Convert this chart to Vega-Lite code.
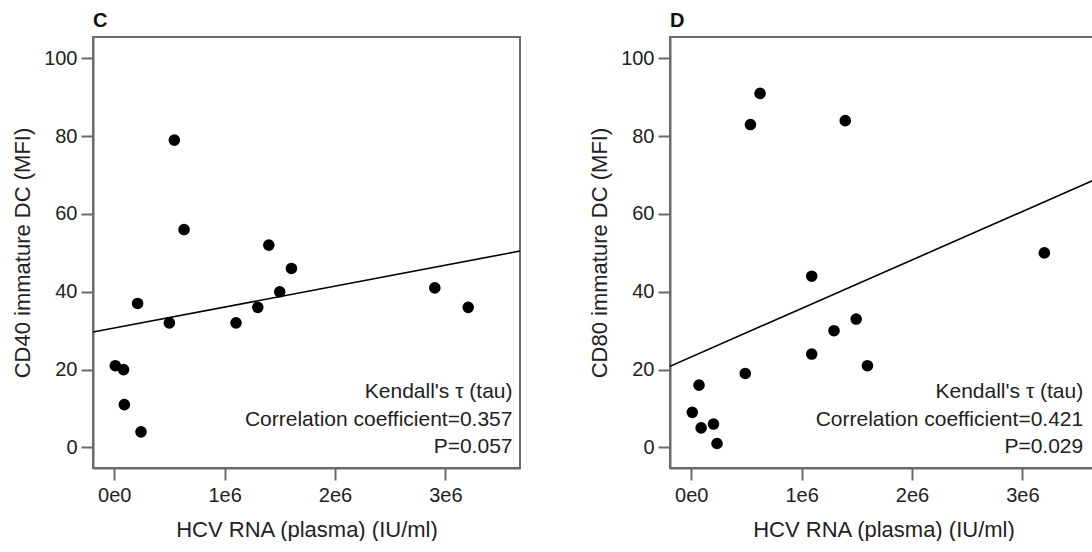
{
  "$schema": "https://vega.github.io/schema/vega-lite/v6.json",
  "background": "white",
  "padding": {"left": 10, "top": 10, "right": 0, "bottom": 0},
  "config": {
    "font": "Liberation Sans",
    "view": {"stroke": "#6b6b6b", "strokeWidth": 2},
    "axis": {
      "domainColor": "#6b6b6b", "domainWidth": 2,
      "tickColor": "#6b6b6b", "tickWidth": 2, "tickSize": 12,
      "labelFont": "Liberation Sans", "labelFontSize": 20, "labelColor": "#222222",
      "titleFont": "Liberation Sans", "titleFontSize": 22, "titleFontWeight": "normal", "titleColor": "#222222",
      "grid": false
    },
    "axisX": {"labelPadding": 5, "titlePadding": 14},
    "axisY": {"labelPadding": 4, "titlePadding": 9},
    "title": {"anchor": "start", "frame": "group", "fontSize": 20, "fontWeight": "bold", "font": "Liberation Sans", "color": "#111111", "offset": 6},
    "concat": {"spacing": 66}
  },
  "datasets": {
    "c": [
      {"rna": 544000, "mfi": 79}, {"rna": 632000, "mfi": 56}, {"rna": 1400000, "mfi": 52},
      {"rna": 1605000, "mfi": 46}, {"rna": 211000, "mfi": 37}, {"rna": 499000, "mfi": 32},
      {"rna": 1103000, "mfi": 32}, {"rna": 1300000, "mfi": 36}, {"rna": 1499000, "mfi": 40},
      {"rna": 9000, "mfi": 21}, {"rna": 84000, "mfi": 20}, {"rna": 91000, "mfi": 11},
      {"rna": 242000, "mfi": 4}, {"rna": 2904000, "mfi": 41}, {"rna": 3207000, "mfi": 36}
    ],
    "d": [
      {"rna": 623000, "mfi": 91}, {"rna": 536000, "mfi": 83}, {"rna": 1395000, "mfi": 84},
      {"rna": 3199000, "mfi": 50}, {"rna": 1091000, "mfi": 44}, {"rna": 70000, "mfi": 16},
      {"rna": 9000, "mfi": 9}, {"rna": 89000, "mfi": 5}, {"rna": 201000, "mfi": 6},
      {"rna": 233000, "mfi": 1}, {"rna": 489000, "mfi": 19}, {"rna": 1091000, "mfi": 24},
      {"rna": 1293000, "mfi": 30}, {"rna": 1494000, "mfi": 33}, {"rna": 1596000, "mfi": 21}
    ],
    "c_text": [
      {"label": "Kendall's τ (tau)", "rna": 3608000, "mfi": 14.2},
      {"label": "Correlation coefficient=0.357", "rna": 3608000, "mfi": 7.1},
      {"label": "P=0.057", "rna": 3608000, "mfi": 0}
    ],
    "d_text": [
      {"label": "Kendall's τ (tau)", "rna": 3551000, "mfi": 14.2},
      {"label": "Correlation coefficient=0.421", "rna": 3551000, "mfi": 7.1},
      {"label": "P=0.029", "rna": 3551000, "mfi": 0}
    ]
  },
  "hconcat": [
    {
      "title": "C",
      "width": 427, "height": 431,
      "encoding": {
        "x": {"field": "rna", "type": "quantitative",
              "scale": {"domain": [-193000, 3676000], "nice": false, "zero": false},
              "axis": {"values": [0, 1000000, 2000000, 3000000], "title": "HCV RNA (plasma) (IU/ml)",
                       "labelExpr": "replace(format(datum.value, '.0e'), '+', '')"}},
        "y": {"field": "mfi", "type": "quantitative",
              "scale": {"domain": [-5.3, 105.5], "nice": false, "zero": false},
              "axis": {"values": [0, 20, 40, 60, 80, 100], "title": "CD40 immature DC (MFI)"}}
      },
      "layer": [
        {"data": {"name": "c"},
         "mark": {"type": "circle", "size": 135, "color": "black", "opacity": 1}},
        {"data": {"name": "c"},
         "transform": [{"regression": "mfi", "on": "rna", "extent": [-193000, 3676000]}],
         "mark": {"type": "line", "color": "black", "strokeWidth": 1.6, "clip": true}},
        {"data": {"name": "c_text"},
         "mark": {"type": "text", "align": "right", "baseline": "middle", "fontSize": 21, "color": "#222222", "font": "Liberation Sans"},
         "encoding": {"text": {"field": "label"}}}
      ]
    },
    {
      "title": "D",
      "width": 427, "height": 431,
      "encoding": {
        "x": {"field": "rna", "type": "quantitative",
              "scale": {"domain": [-193000, 3676000], "nice": false, "zero": false},
              "axis": {"values": [0, 1000000, 2000000, 3000000], "title": "HCV RNA (plasma) (IU/ml)",
                       "labelExpr": "replace(format(datum.value, '.0e'), '+', '')"}},
        "y": {"field": "mfi", "type": "quantitative",
              "scale": {"domain": [-5.3, 105.5], "nice": false, "zero": false},
              "axis": {"values": [0, 20, 40, 60, 80, 100], "title": "CD80 immature DC (MFI)"}}
      },
      "layer": [
        {"data": {"name": "d"},
         "mark": {"type": "circle", "size": 135, "color": "black", "opacity": 1}},
        {"data": {"name": "d"},
         "transform": [{"regression": "mfi", "on": "rna", "extent": [-193000, 3676000]}],
         "mark": {"type": "line", "color": "black", "strokeWidth": 1.6, "clip": true}},
        {"data": {"name": "d_text"},
         "mark": {"type": "text", "align": "right", "baseline": "middle", "fontSize": 21, "color": "#222222", "font": "Liberation Sans"},
         "encoding": {"text": {"field": "label"}}}
      ]
    }
  ]
}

Required work →
Your copy of the data above should match it exactly, except that pictures are left out.

Correct output →
Convert this chart to Vega-Lite code.
{
  "$schema": "https://vega.github.io/schema/vega-lite/v6.json",
  "background": "white",
  "padding": {"left": 10, "top": 10, "right": 0, "bottom": 0},
  "config": {
    "font": "Liberation Sans",
    "view": {"stroke": "#6b6b6b", "strokeWidth": 2},
    "axis": {
      "domainColor": "#6b6b6b", "domainWidth": 2,
      "tickColor": "#6b6b6b", "tickWidth": 2, "tickSize": 12,
      "labelFont": "Liberation Sans", "labelFontSize": 20, "labelColor": "#222222",
      "titleFont": "Liberation Sans", "titleFontSize": 22, "titleFontWeight": "normal", "titleColor": "#222222",
      "grid": false
    },
    "axisX": {"labelPadding": 5, "titlePadding": 14},
    "axisY": {"labelPadding": 4, "titlePadding": 9},
    "title": {"anchor": "start", "frame": "group", "fontSize": 20, "fontWeight": "bold", "font": "Liberation Sans", "color": "#111111", "offset": 6},
    "concat": {"spacing": 66}
  },
  "datasets": {
    "c": [
      {"rna": 544000, "mfi": 79}, {"rna": 632000, "mfi": 56}, {"rna": 1400000, "mfi": 52},
      {"rna": 1605000, "mfi": 46}, {"rna": 211000, "mfi": 37}, {"rna": 499000, "mfi": 32},
      {"rna": 1103000, "mfi": 32}, {"rna": 1300000, "mfi": 36}, {"rna": 1499000, "mfi": 40},
      {"rna": 9000, "mfi": 21}, {"rna": 84000, "mfi": 20}, {"rna": 91000, "mfi": 11},
      {"rna": 242000, "mfi": 4}, {"rna": 2904000, "mfi": 41}, {"rna": 3207000, "mfi": 36}
    ],
    "d": [
      {"rna": 623000, "mfi": 91}, {"rna": 536000, "mfi": 83}, {"rna": 1395000, "mfi": 84},
      {"rna": 3199000, "mfi": 50}, {"rna": 1091000, "mfi": 44}, {"rna": 70000, "mfi": 16},
      {"rna": 9000, "mfi": 9}, {"rna": 89000, "mfi": 5}, {"rna": 201000, "mfi": 6},
      {"rna": 233000, "mfi": 1}, {"rna": 489000, "mfi": 19}, {"rna": 1091000, "mfi": 24},
      {"rna": 1293000, "mfi": 30}, {"rna": 1494000, "mfi": 33}, {"rna": 1596000, "mfi": 21}
    ],
    "c_text": [
      {"label": "Kendall's τ (tau)", "rna": 3608000, "mfi": 14.2},
      {"label": "Correlation coefficient=0.357", "rna": 3608000, "mfi": 7.1},
      {"label": "P=0.057", "rna": 3608000, "mfi": 0}
    ],
    "d_text": [
      {"label": "Kendall's τ (tau)", "rna": 3551000, "mfi": 14.2},
      {"label": "Correlation coefficient=0.421", "rna": 3551000, "mfi": 7.1},
      {"label": "P=0.029", "rna": 3551000, "mfi": 0}
    ]
  },
  "hconcat": [
    {
      "title": "C",
      "width": 427, "height": 431,
      "encoding": {
        "x": {"field": "rna", "type": "quantitative",
              "scale": {"domain": [-193000, 3676000], "nice": false, "zero": false},
              "axis": {"values": [0, 1000000, 2000000, 3000000], "title": "HCV RNA (plasma) (IU/ml)",
                       "labelExpr": "replace(format(datum.value, '.0e'), '+', '')"}},
        "y": {"field": "mfi", "type": "quantitative",
              "scale": {"domain": [-5.3, 105.5], "nice": false, "zero": false},
              "axis": {"values": [0, 20, 40, 60, 80, 100], "title": "CD40 immature DC (MFI)"}}
      },
      "layer": [
        {"data": {"name": "c"},
         "mark": {"type": "circle", "size": 135, "color": "black", "opacity": 1}},
        {"data": {"name": "c"},
         "transform": [{"regression": "mfi", "on": "rna", "extent": [-193000, 3676000]}],
         "mark": {"type": "line", "color": "black", "strokeWidth": 1.6, "clip": true}},
        {"data": {"name": "c_text"},
         "mark": {"type": "text", "align": "right", "baseline": "middle", "fontSize": 21, "color": "#222222", "font": "Liberation Sans"},
         "encoding": {"text": {"field": "label"}}}
      ]
    },
    {
      "title": "D",
      "width": 427, "height": 431,
      "encoding": {
        "x": {"field": "rna", "type": "quantitative",
              "scale": {"domain": [-193000, 3676000], "nice": false, "zero": false},
              "axis": {"values": [0, 1000000, 2000000, 3000000], "title": "HCV RNA (plasma) (IU/ml)",
                       "labelExpr": "replace(format(datum.value, '.0e'), '+', '')"}},
        "y": {"field": "mfi", "type": "quantitative",
              "scale": {"domain": [-5.3, 105.5], "nice": false, "zero": false},
              "axis": {"values": [0, 20, 40, 60, 80, 100], "title": "CD80 immature DC (MFI)"}}
      },
      "layer": [
        {"data": {"name": "d"},
         "mark": {"type": "circle", "size": 135, "color": "black", "opacity": 1}},
        {"data": {"name": "d"},
         "transform": [{"regression": "mfi", "on": "rna", "extent": [-193000, 3676000]}],
         "mark": {"type": "line", "color": "black", "strokeWidth": 1.6, "clip": true}},
        {"data": {"name": "d_text"},
         "mark": {"type": "text", "align": "right", "baseline": "middle", "fontSize": 21, "color": "#222222", "font": "Liberation Sans"},
         "encoding": {"text": {"field": "label"}}}
      ]
    }
  ]
}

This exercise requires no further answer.